Thursday March 08, 2007

The public can visit www.metro.net/lacemetery to view and possibly identify next-of-kin through images of discovered artifacts
Chinese version (PDF)

The Los Angeles County Metropolitan Transportation Authority (Metro) is seeking the public’s help to identify possible next-of-kin for deceased that have been identified through grave markers and headstones unearthed during construction of the Metro Gold Line Eastside Extension.

Human skeletal remains and artifacts dating from the late 1800’s to early 1900’s were discovered in June 2005 as construction crews began work to widen 1st Street adjacent to the Los Angeles County Crematorium in Boyle Heights. Construction was halted immediately and declared an archeological zone. Metro consulted with the project’s archeologist to ensure the proper removal and handling of the discoveries.

While most of the discoveries could not be identified, several grave markers and headstones have been unearthed where identification of the deceased has been possible.

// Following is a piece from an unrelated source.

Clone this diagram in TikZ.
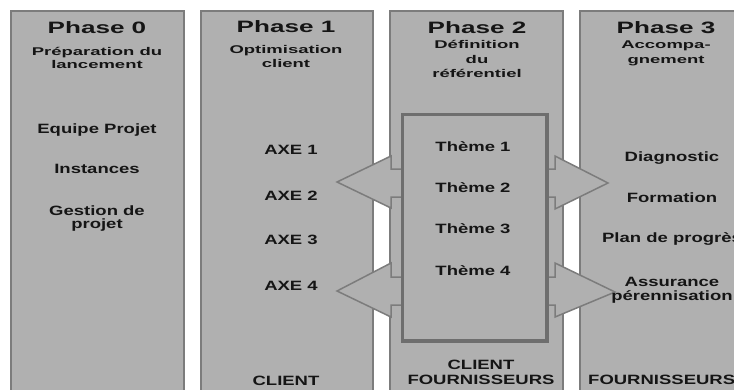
\documentclass[tikz,border=0pt]{standalone}
\usepackage{fontspec}
% wide sans faces for the titles, subtitles and items
\newfontfamily\fhead[FakeStretch=1.58]{Liberation Sans}
\newfontfamily\fsub[FakeStretch=1.65]{Liberation Sans}
\newfontfamily\fitem[FakeStretch=1.37]{Liberation Sans}
\definecolor{panel}{HTML}{B0B0B0}
\definecolor{edge}{HTML}{7C7C7C}
\definecolor{boxedge}{HTML}{6E6E6E}
\definecolor{ink}{HTML}{151515}
\begin{document}
\begin{tikzpicture}[x=1pt,y=-1pt,
  column/.style={fill=panel,draw=edge,line width=1.8pt},
  flow/.style={fill=panel,draw=edge,line width=1.5pt,line join=miter},
  refbox/.style={draw=boxedge,fill=panel,line width=2.5pt,inner sep=0,
    minimum width=143pt,minimum height=225pt},
  head/.style={anchor=base,inner sep=0,text=ink,font=\fhead\bfseries\fontsize{16.5}{18}\selectfont},
  sub/.style={anchor=base,inner sep=0,text=ink,font=\fsub\bfseries\fontsize{11.2}{13}\selectfont},
  item/.style={anchor=base,inner sep=0,text=ink,font=\fitem\bfseries\fontsize{13.5}{15}\selectfont}
]
\useasboundingbox (0,0) rectangle (734,389);
\clip (0,0) rectangle (734,389);
\fill[white] (0,0) rectangle (734,389);

% the four phase columns
\draw[column] (11,11) rectangle (184,400);
\draw[column] (201,11) rectangle (373,400);
\draw[column] (390,11) rectangle (563,400);
\draw[column] (580,11) rectangle (753,400);

% the central box of themes
\node[refbox] (ref) at (474.5,227.5) {};

% arrows from the box towards phases 1 and 3
\draw[flow] (ref.west |- 0,169) -- (391,169) -- (391,156) -- (337,182)
  -- (391,208) -- (391,197) -- (ref.west |- 0,197);
\draw[flow] (ref.west |- 0,277) -- (391,277) -- (391,263) -- (337,291)
  -- (391,317) -- (391,305) -- (ref.west |- 0,305);
\draw[flow] (ref.east |- 0,169) -- (555,169) -- (555,156) -- (608,183)
  -- (555,209) -- (555,197) -- (ref.east |- 0,197);
\draw[flow] (ref.east |- 0,277) -- (555,277) -- (555,263) -- (615,292)
  -- (555,317) -- (555,305) -- (ref.east |- 0,305);
\draw[draw=boxedge,line width=2.5pt] (ref.north west) rectangle (ref.south east);

% phase 0
\node[head] (p0) at (97,33) {Phase 0};
\node[sub] (p0a) at (97,55) {Préparation du};
\node[sub] (p0b) at (97,68) {lancement};
\node[item] (p0c) at (97,133) {Equipe Projet};
\node[item] (p0d) at (97,173) {Instances};
\node[item] (p0e) at (97,215) {Gestion de};
\node[item] (p0f) at (97,228) {projet};

% phase 1
\node[head] (p1) at (286,32) {Phase 1};
\node[sub] (p1a) at (286,53) {Optimisation};
\node[sub] (p1b) at (286,67) {client};
\node[item] (ax1) at (291,154) {AXE 1};
\node[item] (ax2) at (291,200) {AXE 2};
\node[item] (ax3) at (291,244) {AXE 3};
\node[item] (ax4) at (291,290) {AXE 4};
\node[item] (p1c) at (286,385) {CLIENT};

% phase 2
\node[head] (p2) at (477,33) {Phase 2};
\node[sub] (p2a) at (477,48) {Définition};
\node[sub] (p2b) at (477,63) {du};
\node[sub] (p2c) at (477,77) {référentiel};
\node[item] (t1) at (473,151) {Thème 1};
\node[item] (t2) at (473,192) {Thème 2};
\node[item] (t3) at (473,233) {Thème 3};
\node[item] (t4) at (473,275) {Thème 4};
\node[item] (p2d) at (481,369) {CLIENT};
\node[item] (p2e) at (481,384) {FOURNISSEURS};

% phase 3
\node[head] (p3) at (666,33) {Phase 3};
\node[sub] (p3a) at (666,48) {Accompa-};
\node[sub] (p3b) at (666,63) {gnement};
\node[item] (d1) at (672,161) {Diagnostic};
\node[item] (d2) at (672,202) {Formation};
\node[item] (d3) at (672,242) {Plan de progrès};
\node[item] (d4) at (672,286) {Assurance};
\node[item] (d5) at (672,300) {pérennisation};
\node[item,anchor=base west] (p3c) at (588,384) {FOURNISSEURS};
\end{tikzpicture}
\end{document}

Working with the Review Advisory Committee, a citizen’s group that advises Metro on the light rail project, Metro formed an Ad-Hoc Sub Committee whose goals are to make recommendations for re-interment, ceremony and memorial. Part of the committee’s efforts has also been to help identify possible next-of-kin. A list of names of identified headstones and grave markers is available on the Metro web site at www.metro.net/lacemetery. The public is encouraged to come forward if they are next-of-kin and to submit information online that they think would help determine the ancestral history of the Historic Los Angeles Cemtery next to Evergreen Cemetery in Boyle Heights.

Metro plans to re-inter all of the discoveries and present the community with a a fitting ceremony and memorial. The re-interment site and date are to be announced later.

Construction of the six-mile extension of the Metro Gold Line from Union Station in downtown Los Angeles to East Los Angeles began in 2004 and is set for completion in 2009.